I am going to disagree with your conclusions. The guy seems like a freakin moron and I believe that on that basis he could be denied tenure and showed the door. However, I will borrow a phrase from Arthur Schlesinger who argued against purging communists from the ranks of university faculty b/c they had the "right to loathesome ideas." If the guys was a Nazi teaching elementary school you could fire him on grounds that he was teaching children who are under his total control in the classroom. However, he teaches "adults" and they are free to reject his ideas. In the meantime, there are other ways to get rid of a moron from your faculty....

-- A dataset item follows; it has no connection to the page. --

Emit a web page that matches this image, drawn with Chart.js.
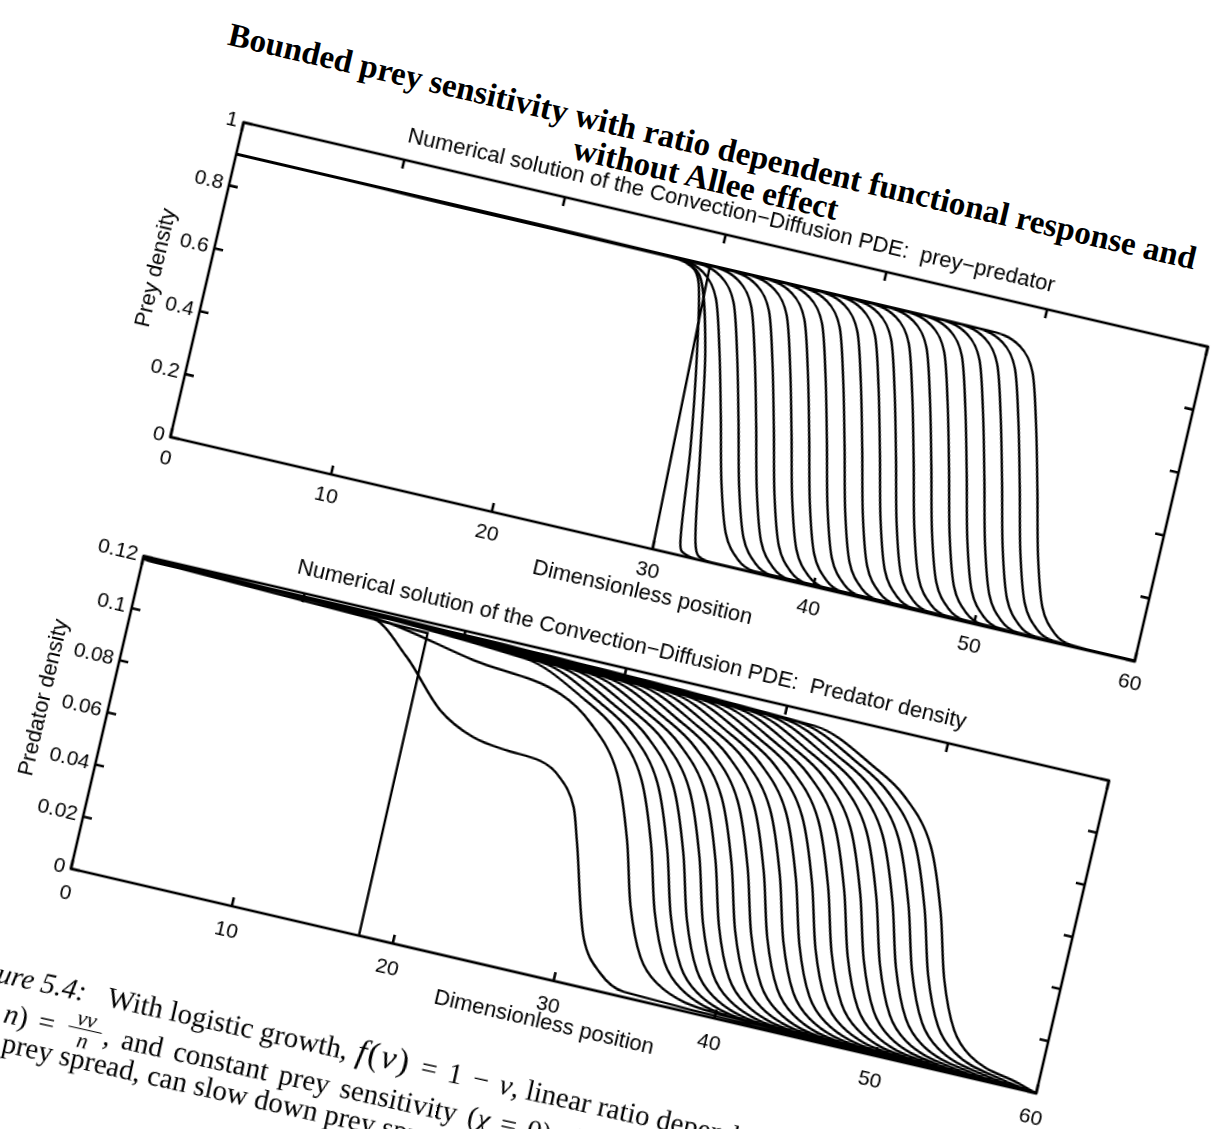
<!DOCTYPE html>
<html>
<head>
<meta charset="utf-8">
<title>Bounded prey sensitivity</title>
<script src="https://cdn.jsdelivr.net/npm/chart.js@4.4.1/dist/chart.umd.min.js"></script>
<style>
  html, body { margin: 0; padding: 0; width: 1215px; height: 1129px; overflow: hidden; background: #fff; }
  #page { position: absolute; left: 0; top: 0; width: 1300px; height: 1200px; transform-origin: 0 0; transform: rotate(13.1deg); }
  #page canvas { position: absolute; }
  .suptitle { position: absolute; width: 1400px; text-align: center; white-space: nowrap; color: #000;
              font: bold 33px/33px "Liberation Serif", "Times New Roman", serif; }
  #captionBox { position: absolute; left: 0; top: 0; width: 0; height: 0; transform-origin: 332px 955px; transform: rotate(-0.6deg); }
  .caption { position: absolute; white-space: nowrap; color: #000; font: 29px/34px "Liberation Serif", "Times New Roman", serif; }
  .caption .fv { letter-spacing: 2px; font-size: 34px; margin-left: 9px; }
  .caption .op { margin: 0 11px; }
  .caption.wide { word-spacing: 4px; }
  .frac { display: inline-block; vertical-align: -8px; text-align: center; font-size: 22px; line-height: 21px; margin: 0 3px; word-spacing: 0; }
  .frac span { display: block; padding: 0 7px; }
  .frac .den { border-top: 1.5px solid #000; }
</style>
</head>
<body>
<div id="page">
  <div class="suptitle" style="left:27px; top:-35px;">Bounded prey sensitivity with ratio dependent functional response and</div>
  <div class="suptitle" style="left:28px; top:-2px;">without Allee effect</div>
  <canvas id="preyChart"></canvas>
  <canvas id="predatorChart"></canvas>
  <div id="captionBox">
    <div class="caption" style="left:178px; top:928px;"><i>Figure 5.4:</i><span style="margin-left:22px">With logistic growth,<span class="fv"><i>f</i>(<i>v</i>)</span><span class="op">=</span>1<span class="op">&minus;</span><i>v</i>, linear ratio dependent functional response</span></div>
    <div class="caption wide" style="left:178px; top:962px;"><i>g</i>(<i>v</i>, <i>n</i>)<span class="op">=</span><span class="frac"><span><i>&nu;v</i></span><span class="den"><i>n</i></span></span>, and constant prey sensitivity (<i>&chi;</i><span class="op">=</span>0), the predator</div>
    <div class="caption" style="left:238px; top:996px;">prey spread, can slow down prey spread.</div>
  </div>
</div>
<script>
// axis ticks
const positionTicks = [0, 10, 20, 30, 40, 50, 60];
const preyTicks = [0, 0.2, 0.4, 0.6, 0.8, 1];
const predatorTicks = [0, 0.02, 0.04, 0.06, 0.08, 0.1, 0.12];

// prey density snapshots
const preyStart = 0.9;
const preyInitial = [[0, 0.9], [29.5, 0.893], [30, 0], [60, 0]];
const preyEarly = [
  [[0, 0.9], [26.5, 0.895], [28.45, 0.879], [29.07, 0.834], [29.9, 0.632], [30.87, 0.326], [31.56, 0.038], [31.9, 0.01], [33, 0], [60, 0]],
  [[0, 0.9], [27, 0.895], [28.91, 0.865], [30.38, 0.638], [31.46, 0.333], [32.45, 0.049], [32.83, 0.011], [34, 0], [60, 0]]
];
// position of each later front at these density levels
const preyLevels = [0.895, 0.87, 0.8, 0.65, 0.45, 0.25, 0.1, 0.03, 0.005];
const preyFronts = [
  [27.0, 29.2, 30.3, 31.2, 32.2, 33.15, 34.1, 35.15, 36.3],
  [28.1, 30.3, 31.4, 32.3, 33.3, 34.25, 35.2, 36.25, 37.4],
  [29.2, 31.4, 32.5, 33.4, 34.4, 35.35, 36.3, 37.35, 38.5],
  [30.3, 32.5, 33.6, 34.5, 35.5, 36.45, 37.4, 38.45, 39.6],
  [31.4, 33.6, 34.7, 35.6, 36.6, 37.55, 38.5, 39.55, 40.7],
  [32.5, 34.7, 35.8, 36.7, 37.7, 38.65, 39.6, 40.65, 41.8],
  [33.6, 35.8, 36.9, 37.8, 38.8, 39.75, 40.7, 41.75, 42.9],
  [34.7, 36.9, 38.0, 38.9, 39.9, 40.85, 41.8, 42.85, 44.0],
  [35.8, 38.0, 39.1, 40.0, 41.0, 41.95, 42.9, 43.95, 45.1],
  [36.9, 39.1, 40.2, 41.1, 42.1, 43.05, 44.0, 45.05, 46.2],
  [37.9, 40.1, 41.2, 42.1, 43.1, 44.05, 45.0, 46.05, 47.2],
  [39.0, 41.2, 42.3, 43.2, 44.2, 45.15, 46.1, 47.15, 48.3],
  [40.1, 42.3, 43.4, 44.3, 45.3, 46.25, 47.2, 48.25, 49.4],
  [41.2, 43.4, 44.5, 45.4, 46.4, 47.35, 48.3, 49.35, 50.5],
  [42.3, 44.5, 45.6, 46.5, 47.5, 48.45, 49.4, 50.45, 51.6],
  [43.4, 45.6, 46.7, 47.6, 48.6, 49.55, 50.5, 51.55, 52.7],
  [44.5, 46.7, 47.8, 48.7, 49.7, 50.65, 51.6, 52.65, 53.8],
  [45.6, 47.8, 48.9, 49.8, 50.8, 51.75, 52.7, 53.75, 54.9],
  [46.7, 48.9, 50.0, 50.9, 51.9, 52.85, 53.8, 54.85, 56.0]
];

// predator density snapshots
const predatorStart = 0.119;
const predatorInitial = [[0, 0.119], [17.8, 0.116], [17.9, 0], [60, 0]];
const predatorEarly = [
  [[0, 0.119], [14.2, 0.117], [16.9, 0.1055], [19.6, 0.089], [21.9, 0.082], [24.1, 0.08], [26.2, 0.079], [27.5, 0.075],
   [28.8, 0.065], [29.45, 0.053], [31.2, 0.018], [32.6, 0.007], [34.3, 0.002], [60, 0]],
  [[0, 0.119], [14.45, 0.117], [20.9, 0.11], [26.5, 0.105], [28.65, 0.097], [30.9, 0.081], [32.4, 0.0575], [33.5, 0.034],
   [34.8, 0.016], [36.1, 0.008], [40, 0.002], [60, 0]]
];
const predatorLevels = [0.115, 0.105, 0.097, 0.081, 0.0575, 0.034, 0.016, 0.008, 0.002];
const predatorFronts = [
  [23.9, 28.0, 30.15, 32.4, 33.9, 35.0, 36.3, 37.6, 40.9],
  [24.9, 29.0, 31.15, 33.4, 34.9, 36.0, 37.3, 38.6, 41.9],
  [25.9, 30.0, 32.15, 34.4, 35.9, 37.0, 38.3, 39.6, 42.9],
  [26.9, 31.0, 33.15, 35.4, 36.9, 38.0, 39.3, 40.6, 43.9],
  [27.9, 32.0, 34.15, 36.4, 37.9, 39.0, 40.3, 41.6, 44.9],
  [28.9, 33.0, 35.15, 37.4, 38.9, 40.0, 41.3, 42.6, 45.9],
  [29.9, 34.0, 36.15, 38.4, 39.9, 41.0, 42.3, 43.6, 46.9],
  [30.9, 35.0, 37.15, 39.4, 40.9, 42.0, 43.3, 44.6, 47.9],
  [31.9, 36.0, 38.15, 40.4, 41.9, 43.0, 44.3, 45.6, 48.9],
  [32.9, 37.0, 39.15, 41.4, 42.9, 44.0, 45.3, 46.6, 49.9],
  [33.9, 38.0, 40.15, 42.4, 43.9, 45.0, 46.3, 47.6, 50.9],
  [34.9, 39.0, 41.15, 43.4, 44.9, 46.0, 47.3, 48.6, 51.9],
  [35.9, 40.0, 42.15, 44.4, 45.9, 47.0, 48.3, 49.6, 52.9],
  [36.9, 41.0, 43.15, 45.4, 46.9, 48.0, 49.3, 50.6, 53.9],
  [37.9, 42.0, 44.15, 46.4, 47.9, 49.0, 50.3, 51.6, 54.9],
  [38.9, 43.0, 45.15, 47.4, 48.9, 50.0, 51.3, 52.6, 55.9],
  [39.9, 44.0, 46.15, 48.4, 49.9, 51.0, 52.3, 53.6, 56.9],
  [40.9, 45.0, 47.15, 49.4, 50.9, 52.0, 53.3, 54.6, 57.9],
  [41.9, 46.0, 48.15, 50.4, 51.9, 53.0, 54.3, 55.6, 58.9]
];

const SANS = '"Liberation Sans", Arial, Helvetica, sans-serif';
const AXIS_W = 100, AXIS_H = 70, TITLE_H = 57, PAD_R = 30, PAD_B = 10;

// plot areas in page coordinates (before the page rotation)
const preyArea = { left: 265, top: 64, w: 990, h: 323 };
const predatorArea = { left: 266, top: 509, w: 991, h: 321 };

const toPoints = pairs => pairs.map(([x, y]) => ({ x, y }));

function frontCurve(start, xs, levels) {
  return [{ x: 0, y: start }, ...xs.map((x, k) => ({ x, y: levels[k] })), { x: 60, y: 0 }];
}

function lineSet(points, smooth) {
  return {
    data: points,
    borderColor: '#000',
    borderWidth: 2.4,
    pointRadius: 0,
    fill: false,
    tension: 0,
    cubicInterpolationMode: smooth ? 'monotone' : 'default'
  };
}

// MATLAB style box with inward ticks on all four sides
const boxFrame = {
  id: 'boxFrame',
  afterDatasetsDraw(chart, args, opts) {
    const { ctx, chartArea: a, scales: { x, y } } = chart;
    const len = opts.tick || 9;
    ctx.save();
    ctx.strokeStyle = '#000';
    ctx.lineWidth = 2.6;
    ctx.strokeRect(a.left, a.top, a.width, a.height);
    ctx.beginPath();
    x.ticks.forEach(t => {
      const px = x.getPixelForValue(t.value);
      ctx.moveTo(px, a.bottom); ctx.lineTo(px, a.bottom - len);
      ctx.moveTo(px, a.top); ctx.lineTo(px, a.top + len);
    });
    y.ticks.forEach(t => {
      const py = y.getPixelForValue(t.value);
      ctx.moveTo(a.left, py); ctx.lineTo(a.left + len, py);
      ctx.moveTo(a.right, py); ctx.lineTo(a.right - len, py);
    });
    ctx.stroke();
    ctx.restore();
  }
};

function buildPanel(id, area, o) {
  const canvas = document.getElementById(id);
  canvas.width = AXIS_W + area.w + PAD_R;
  canvas.height = TITLE_H + area.h + AXIS_H + PAD_B;
  canvas.style.left = (area.left - AXIS_W) + 'px';
  canvas.style.top = (area.top - TITLE_H) + 'px';

  return new Chart(canvas, {
    type: 'line',
    data: { datasets: o.datasets },
    plugins: [boxFrame],
    options: {
      responsive: false,
      animation: false,
      events: [],
      layout: { padding: { left: 0, right: PAD_R, top: 0, bottom: PAD_B } },
      plugins: {
        legend: { display: false },
        tooltip: { enabled: false },
        title: {
          display: true,
          fullSize: false,
          text: o.title,
          color: '#000',
          font: { family: SANS, size: 22, weight: 'normal' },
          padding: { top: 20, bottom: 10.6 }
        },
        boxFrame: { tick: 9 }
      },
      scales: {
        x: {
          type: 'linear',
          min: 0,
          max: 60,
          afterBuildTicks: s => { s.ticks = positionTicks.map(v => ({ value: v })); },
          afterFit: s => { s.height = AXIS_H; s.paddingLeft = 0; s.paddingRight = 0; },
          grid: { display: false, drawTicks: false },
          border: { display: false },
          ticks: { color: '#000', font: { family: SANS, size: 21 }, padding: o.xTickPad, maxRotation: 0, autoSkip: false, callback: v => String(v) },
          title: { display: true, text: 'Dimensionless position', color: '#000', font: { family: SANS, size: 22 }, padding: { top: 0, bottom: o.xTitlePad } }
        },
        y: {
          type: 'linear',
          min: 0,
          max: o.yMax,
          afterBuildTicks: s => { s.ticks = o.yTicks.map(v => ({ value: v })); },
          afterFit: s => { s.width = AXIS_W; s.paddingTop = 0; s.paddingBottom = 0; },
          grid: { display: false, drawTicks: false },
          border: { display: false },
          ticks: { color: '#000', font: { family: SANS, size: 21 }, padding: 6, autoSkip: false, callback: v => String(v) },
          title: { display: true, text: o.yLabel, color: '#000', font: { family: SANS, size: 22 }, padding: { top: o.yTitlePad, bottom: 0 } }
        }
      }
    }
  });
}

const preySets = [
  lineSet(toPoints(preyInitial), false),
  ...preyEarly.map(c => lineSet(toPoints(c), true)),
  ...preyFronts.map(xs => lineSet(frontCurve(preyStart, xs, preyLevels), true))
];

const predatorSets = [
  lineSet(toPoints(predatorInitial), false),
  ...predatorEarly.map(c => lineSet(toPoints(c), true)),
  ...predatorFronts.map(xs => lineSet(frontCurve(predatorStart, xs, predatorLevels), true))
];

buildPanel('preyChart', preyArea, {
  title: 'Numerical solution of the Convection\u2212Diffusion PDE:  prey\u2212predator',
  yLabel: 'Prey density',
  yTicks: preyTicks,
  yMax: 1,
  yTitlePad: 35,
  xTitlePad: 12,
  xTickPad: 10,
  datasets: preySets
});

buildPanel('predatorChart', predatorArea, {
  title: 'Numerical solution of the Convection\u2212Diffusion PDE:  Predator density',
  yLabel: 'Predator density',
  yTicks: predatorTicks,
  yMax: 0.12,
  yTitlePad: 22,
  xTitlePad: 14,
  xTickPad: 13,
  datasets: predatorSets
});
</script>
</body>
</html>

Jeff -- But the problem is that if you are tryinmg to drum someone out of thew academy "for other reasons," those other reasons have to be there. You cannot fire someone for false pretenses or for things that other faculty slide on. I think you bring a very strong point with the Schlesinger quotation. I wonder if the majority of American communists actualoly believed in overthrowing the US government, of violent uprisings and so forth. Most, from what i have seen, believed in these utopian visions and honestly thought that they saw a future in communal property ownership. They were dupes and fools, but were not revolutionaries in any meaningfuol sense. In a sense, they may not even have really been communists. But it is hard to sell someone as a dupe of nazism or the Klan. Both are, in some ways, actually less ideological and more based on believing a set of vague principles requiring action. I don't know if I am making sense. Maybe I am being too kind to communism. But that term seems a whole lot more slippery to me than some of the others. plus, has nazism ever been used for good? lety's keep in mind that some of the liberation leaders of South Africa were and still are members of the SACP. Chris Hani was a communist. He was also a hero and on the side of righteousness. And of course while the US never allied with nazism, we have allied with communism. Perhaps both are not equally evil. dc
OK, if this guy were a neo-Nazi taxi driver I think we'd all agree that he shouldn't be fired. But he was a university professor, and that is what makes this case so interesting - politics; his world view - was in many ways connected with his work. I'm with Jeff. Technically, university students are adults, and I'm in favor of treating them as such. (Note: I have always disagreed with grading on the basis of attendance). Of course one could argue that a university professor has the power to shape young minds. But a part of the university experience is being exposed to a number of differing views. Some of those views, Nazism for example, will induce the gag reflex in almost any American I think. University students need to learn how to make their own judgements, to analyze what is put in front of them. If I pick up a newspaper or book and I don't have the skills to judge for myself whether something is bullshit, then what's the point of a university education in the first place? As long as no crime has been committed, I cannot justify firing a professor on the basis of political beliefs, no matter how distasteful they may be.